WHAT TO DO. State how many lines contain "this", and write nothing except that count.

SUPPLIED RECORDS.
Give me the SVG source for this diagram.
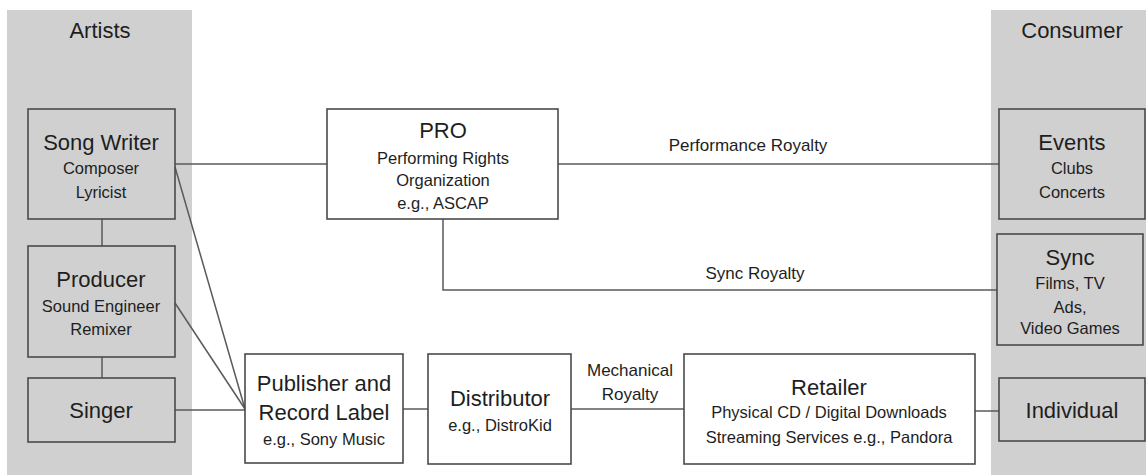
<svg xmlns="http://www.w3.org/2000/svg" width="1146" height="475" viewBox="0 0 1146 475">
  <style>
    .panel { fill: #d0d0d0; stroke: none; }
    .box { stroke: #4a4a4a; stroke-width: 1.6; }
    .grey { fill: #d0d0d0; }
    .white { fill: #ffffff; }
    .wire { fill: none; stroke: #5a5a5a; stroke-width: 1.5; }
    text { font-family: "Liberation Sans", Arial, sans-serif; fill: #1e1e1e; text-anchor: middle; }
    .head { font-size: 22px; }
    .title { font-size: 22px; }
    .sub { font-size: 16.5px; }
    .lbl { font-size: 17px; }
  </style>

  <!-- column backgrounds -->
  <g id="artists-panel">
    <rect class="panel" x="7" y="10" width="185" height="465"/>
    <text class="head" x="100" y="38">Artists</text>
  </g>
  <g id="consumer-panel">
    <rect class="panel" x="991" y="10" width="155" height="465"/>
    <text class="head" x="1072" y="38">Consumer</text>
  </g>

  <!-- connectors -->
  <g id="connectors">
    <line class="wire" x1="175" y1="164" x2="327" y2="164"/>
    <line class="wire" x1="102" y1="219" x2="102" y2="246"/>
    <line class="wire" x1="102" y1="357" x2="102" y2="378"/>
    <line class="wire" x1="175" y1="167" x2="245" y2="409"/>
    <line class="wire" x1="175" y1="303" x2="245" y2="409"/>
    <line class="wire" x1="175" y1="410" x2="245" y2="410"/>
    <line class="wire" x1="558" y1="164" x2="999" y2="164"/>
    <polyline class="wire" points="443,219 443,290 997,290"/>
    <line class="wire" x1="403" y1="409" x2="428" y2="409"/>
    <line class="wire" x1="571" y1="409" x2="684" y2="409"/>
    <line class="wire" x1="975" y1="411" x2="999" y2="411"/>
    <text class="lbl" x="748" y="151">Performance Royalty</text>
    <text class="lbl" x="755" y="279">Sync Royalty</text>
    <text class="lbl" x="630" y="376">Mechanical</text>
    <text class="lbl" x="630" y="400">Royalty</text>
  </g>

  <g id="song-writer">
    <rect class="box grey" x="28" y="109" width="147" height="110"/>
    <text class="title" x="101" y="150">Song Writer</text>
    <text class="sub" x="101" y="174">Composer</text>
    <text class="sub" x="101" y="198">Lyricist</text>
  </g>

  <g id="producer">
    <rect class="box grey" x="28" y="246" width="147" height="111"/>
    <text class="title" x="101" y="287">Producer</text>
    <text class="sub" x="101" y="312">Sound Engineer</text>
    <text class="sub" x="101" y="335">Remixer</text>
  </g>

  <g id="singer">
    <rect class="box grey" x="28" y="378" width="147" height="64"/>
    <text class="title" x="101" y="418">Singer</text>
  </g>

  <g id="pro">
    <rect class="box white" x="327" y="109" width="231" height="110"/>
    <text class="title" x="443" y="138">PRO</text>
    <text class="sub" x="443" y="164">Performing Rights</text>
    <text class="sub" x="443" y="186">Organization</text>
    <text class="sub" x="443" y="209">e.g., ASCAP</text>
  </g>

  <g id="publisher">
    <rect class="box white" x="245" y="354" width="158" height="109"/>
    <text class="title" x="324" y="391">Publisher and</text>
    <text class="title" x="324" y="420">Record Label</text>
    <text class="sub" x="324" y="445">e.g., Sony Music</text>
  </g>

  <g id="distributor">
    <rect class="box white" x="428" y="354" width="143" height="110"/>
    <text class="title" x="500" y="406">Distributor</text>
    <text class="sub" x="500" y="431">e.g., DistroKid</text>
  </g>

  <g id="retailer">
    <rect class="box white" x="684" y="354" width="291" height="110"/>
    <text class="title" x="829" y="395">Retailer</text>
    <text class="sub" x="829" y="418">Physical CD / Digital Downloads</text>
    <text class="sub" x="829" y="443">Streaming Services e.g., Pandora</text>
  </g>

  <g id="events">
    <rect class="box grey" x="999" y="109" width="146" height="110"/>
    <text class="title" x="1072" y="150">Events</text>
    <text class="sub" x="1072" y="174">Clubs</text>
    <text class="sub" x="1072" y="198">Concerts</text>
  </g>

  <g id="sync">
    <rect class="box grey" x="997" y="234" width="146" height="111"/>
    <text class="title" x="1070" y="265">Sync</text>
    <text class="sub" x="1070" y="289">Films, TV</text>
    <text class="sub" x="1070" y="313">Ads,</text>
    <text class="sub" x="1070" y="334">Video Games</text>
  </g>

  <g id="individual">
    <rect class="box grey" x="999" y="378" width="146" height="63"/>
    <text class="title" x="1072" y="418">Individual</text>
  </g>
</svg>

* * *

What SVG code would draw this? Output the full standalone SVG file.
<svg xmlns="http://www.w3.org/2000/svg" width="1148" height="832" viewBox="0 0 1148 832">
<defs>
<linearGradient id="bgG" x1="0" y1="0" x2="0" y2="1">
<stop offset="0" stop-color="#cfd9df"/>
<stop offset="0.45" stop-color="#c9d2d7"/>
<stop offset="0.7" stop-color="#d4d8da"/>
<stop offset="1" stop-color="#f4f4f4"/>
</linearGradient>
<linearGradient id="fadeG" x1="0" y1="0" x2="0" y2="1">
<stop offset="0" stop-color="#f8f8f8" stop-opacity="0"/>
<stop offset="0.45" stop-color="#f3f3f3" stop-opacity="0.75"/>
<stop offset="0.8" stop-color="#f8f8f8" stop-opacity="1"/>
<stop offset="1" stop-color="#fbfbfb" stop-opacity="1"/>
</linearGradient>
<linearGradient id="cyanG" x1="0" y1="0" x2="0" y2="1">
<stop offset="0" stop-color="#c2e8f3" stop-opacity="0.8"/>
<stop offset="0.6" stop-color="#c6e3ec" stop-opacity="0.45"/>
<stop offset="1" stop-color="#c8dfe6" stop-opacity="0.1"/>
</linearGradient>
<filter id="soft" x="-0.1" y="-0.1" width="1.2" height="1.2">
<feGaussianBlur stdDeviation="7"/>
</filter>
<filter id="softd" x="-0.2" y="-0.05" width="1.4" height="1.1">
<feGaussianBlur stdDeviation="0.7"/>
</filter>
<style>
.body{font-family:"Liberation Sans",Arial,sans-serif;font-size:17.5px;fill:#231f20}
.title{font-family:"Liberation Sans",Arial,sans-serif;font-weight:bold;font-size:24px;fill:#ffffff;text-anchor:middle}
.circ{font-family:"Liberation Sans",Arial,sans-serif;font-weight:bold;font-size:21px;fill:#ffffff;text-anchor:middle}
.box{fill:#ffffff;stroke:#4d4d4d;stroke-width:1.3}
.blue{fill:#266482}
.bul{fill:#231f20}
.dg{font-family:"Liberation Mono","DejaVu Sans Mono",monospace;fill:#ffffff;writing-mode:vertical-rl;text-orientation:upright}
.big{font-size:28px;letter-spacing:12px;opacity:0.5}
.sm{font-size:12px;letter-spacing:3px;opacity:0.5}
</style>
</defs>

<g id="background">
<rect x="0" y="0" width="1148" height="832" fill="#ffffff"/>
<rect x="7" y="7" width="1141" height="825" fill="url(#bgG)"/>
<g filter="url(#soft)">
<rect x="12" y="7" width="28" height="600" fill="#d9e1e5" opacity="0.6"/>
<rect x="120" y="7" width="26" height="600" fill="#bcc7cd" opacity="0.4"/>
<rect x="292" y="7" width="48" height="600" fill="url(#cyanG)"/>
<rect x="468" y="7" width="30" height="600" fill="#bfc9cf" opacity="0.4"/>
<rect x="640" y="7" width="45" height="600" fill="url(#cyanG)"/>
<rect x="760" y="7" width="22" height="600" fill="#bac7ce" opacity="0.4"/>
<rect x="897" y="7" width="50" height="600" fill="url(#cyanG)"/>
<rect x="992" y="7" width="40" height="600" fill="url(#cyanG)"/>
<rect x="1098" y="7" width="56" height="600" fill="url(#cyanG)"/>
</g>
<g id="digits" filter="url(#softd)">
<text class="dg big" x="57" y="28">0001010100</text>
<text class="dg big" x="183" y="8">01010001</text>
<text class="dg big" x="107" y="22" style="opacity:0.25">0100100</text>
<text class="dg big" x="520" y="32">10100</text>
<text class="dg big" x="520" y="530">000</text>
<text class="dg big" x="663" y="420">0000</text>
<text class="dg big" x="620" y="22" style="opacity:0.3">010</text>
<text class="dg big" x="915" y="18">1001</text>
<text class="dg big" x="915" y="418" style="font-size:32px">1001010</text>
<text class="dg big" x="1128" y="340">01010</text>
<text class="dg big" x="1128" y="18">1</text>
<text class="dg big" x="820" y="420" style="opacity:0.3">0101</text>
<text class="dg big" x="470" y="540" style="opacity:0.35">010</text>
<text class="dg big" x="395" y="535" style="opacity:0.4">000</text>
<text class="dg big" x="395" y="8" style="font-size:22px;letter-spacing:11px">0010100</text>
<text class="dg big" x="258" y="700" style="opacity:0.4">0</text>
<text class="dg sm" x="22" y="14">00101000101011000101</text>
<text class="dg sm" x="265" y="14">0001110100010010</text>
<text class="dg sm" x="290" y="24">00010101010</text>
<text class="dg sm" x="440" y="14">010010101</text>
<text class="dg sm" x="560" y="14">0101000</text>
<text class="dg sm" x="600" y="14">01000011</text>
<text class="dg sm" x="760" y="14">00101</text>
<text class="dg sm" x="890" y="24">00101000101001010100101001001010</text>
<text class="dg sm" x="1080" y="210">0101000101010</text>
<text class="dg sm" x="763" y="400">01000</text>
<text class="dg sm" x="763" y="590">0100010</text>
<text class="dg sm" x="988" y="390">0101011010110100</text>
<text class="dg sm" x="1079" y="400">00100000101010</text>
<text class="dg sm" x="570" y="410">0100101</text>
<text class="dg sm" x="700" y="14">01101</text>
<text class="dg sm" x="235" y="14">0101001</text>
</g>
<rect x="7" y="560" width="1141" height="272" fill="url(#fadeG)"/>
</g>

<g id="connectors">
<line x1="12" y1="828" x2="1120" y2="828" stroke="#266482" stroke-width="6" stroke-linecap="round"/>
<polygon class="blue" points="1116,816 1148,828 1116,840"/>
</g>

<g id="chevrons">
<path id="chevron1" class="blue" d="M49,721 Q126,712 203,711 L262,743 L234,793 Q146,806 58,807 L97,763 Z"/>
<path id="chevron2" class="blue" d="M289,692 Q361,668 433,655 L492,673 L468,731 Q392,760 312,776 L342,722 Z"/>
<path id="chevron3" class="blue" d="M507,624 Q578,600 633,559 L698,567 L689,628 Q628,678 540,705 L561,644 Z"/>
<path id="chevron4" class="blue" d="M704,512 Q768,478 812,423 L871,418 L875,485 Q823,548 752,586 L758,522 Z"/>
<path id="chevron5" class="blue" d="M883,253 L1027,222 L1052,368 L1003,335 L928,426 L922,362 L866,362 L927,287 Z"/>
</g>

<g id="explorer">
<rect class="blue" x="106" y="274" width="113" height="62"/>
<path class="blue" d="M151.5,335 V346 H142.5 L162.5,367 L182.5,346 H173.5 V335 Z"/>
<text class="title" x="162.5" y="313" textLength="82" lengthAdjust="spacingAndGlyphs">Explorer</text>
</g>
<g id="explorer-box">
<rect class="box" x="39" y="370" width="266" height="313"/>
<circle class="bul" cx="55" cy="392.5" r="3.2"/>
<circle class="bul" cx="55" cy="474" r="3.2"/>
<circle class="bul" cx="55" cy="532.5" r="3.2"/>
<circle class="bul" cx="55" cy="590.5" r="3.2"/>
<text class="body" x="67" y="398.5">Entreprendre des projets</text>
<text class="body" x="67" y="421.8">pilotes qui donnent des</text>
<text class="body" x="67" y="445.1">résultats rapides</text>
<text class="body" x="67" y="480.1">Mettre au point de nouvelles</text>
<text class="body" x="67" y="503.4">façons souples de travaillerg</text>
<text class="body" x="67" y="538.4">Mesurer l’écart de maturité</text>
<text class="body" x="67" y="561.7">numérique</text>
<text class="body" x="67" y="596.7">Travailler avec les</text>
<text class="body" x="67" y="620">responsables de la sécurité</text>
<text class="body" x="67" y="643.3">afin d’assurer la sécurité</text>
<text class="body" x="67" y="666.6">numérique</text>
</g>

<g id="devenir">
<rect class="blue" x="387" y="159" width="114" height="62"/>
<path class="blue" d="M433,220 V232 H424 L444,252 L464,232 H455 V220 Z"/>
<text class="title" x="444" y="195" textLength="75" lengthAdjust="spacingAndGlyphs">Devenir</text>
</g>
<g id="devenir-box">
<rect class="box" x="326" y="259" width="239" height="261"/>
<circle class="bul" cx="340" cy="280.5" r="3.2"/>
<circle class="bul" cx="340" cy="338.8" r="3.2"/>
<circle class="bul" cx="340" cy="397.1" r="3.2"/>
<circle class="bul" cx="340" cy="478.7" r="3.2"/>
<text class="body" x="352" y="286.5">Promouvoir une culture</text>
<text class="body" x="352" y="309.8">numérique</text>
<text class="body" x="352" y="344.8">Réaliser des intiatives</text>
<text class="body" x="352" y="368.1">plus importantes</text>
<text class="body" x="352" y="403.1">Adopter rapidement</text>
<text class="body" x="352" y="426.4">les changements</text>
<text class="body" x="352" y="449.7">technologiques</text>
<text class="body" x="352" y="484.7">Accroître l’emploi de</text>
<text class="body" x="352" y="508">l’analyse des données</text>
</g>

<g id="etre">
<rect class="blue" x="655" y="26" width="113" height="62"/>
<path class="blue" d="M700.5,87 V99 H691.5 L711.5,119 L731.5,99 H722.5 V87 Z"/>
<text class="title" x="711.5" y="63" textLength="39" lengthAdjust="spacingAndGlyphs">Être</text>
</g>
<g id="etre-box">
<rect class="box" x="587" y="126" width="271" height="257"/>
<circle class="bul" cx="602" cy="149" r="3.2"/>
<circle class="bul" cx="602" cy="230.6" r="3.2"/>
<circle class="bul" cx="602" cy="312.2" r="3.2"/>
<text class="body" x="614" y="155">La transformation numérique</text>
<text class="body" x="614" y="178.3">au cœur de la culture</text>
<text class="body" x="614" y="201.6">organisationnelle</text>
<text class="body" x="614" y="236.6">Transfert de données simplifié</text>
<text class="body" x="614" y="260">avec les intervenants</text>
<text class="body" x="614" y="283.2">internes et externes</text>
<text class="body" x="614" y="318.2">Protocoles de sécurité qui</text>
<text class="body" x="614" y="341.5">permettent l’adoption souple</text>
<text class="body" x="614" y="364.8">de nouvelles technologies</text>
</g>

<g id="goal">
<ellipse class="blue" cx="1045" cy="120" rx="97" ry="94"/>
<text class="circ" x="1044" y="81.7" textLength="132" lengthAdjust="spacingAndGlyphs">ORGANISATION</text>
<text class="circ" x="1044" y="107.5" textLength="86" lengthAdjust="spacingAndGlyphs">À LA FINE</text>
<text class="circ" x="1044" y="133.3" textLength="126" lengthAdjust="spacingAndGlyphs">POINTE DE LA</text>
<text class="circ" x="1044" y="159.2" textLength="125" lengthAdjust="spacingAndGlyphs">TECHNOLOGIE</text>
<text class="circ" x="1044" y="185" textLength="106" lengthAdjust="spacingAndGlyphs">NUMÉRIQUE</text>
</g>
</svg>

ANSWER FOR THE TASK. 2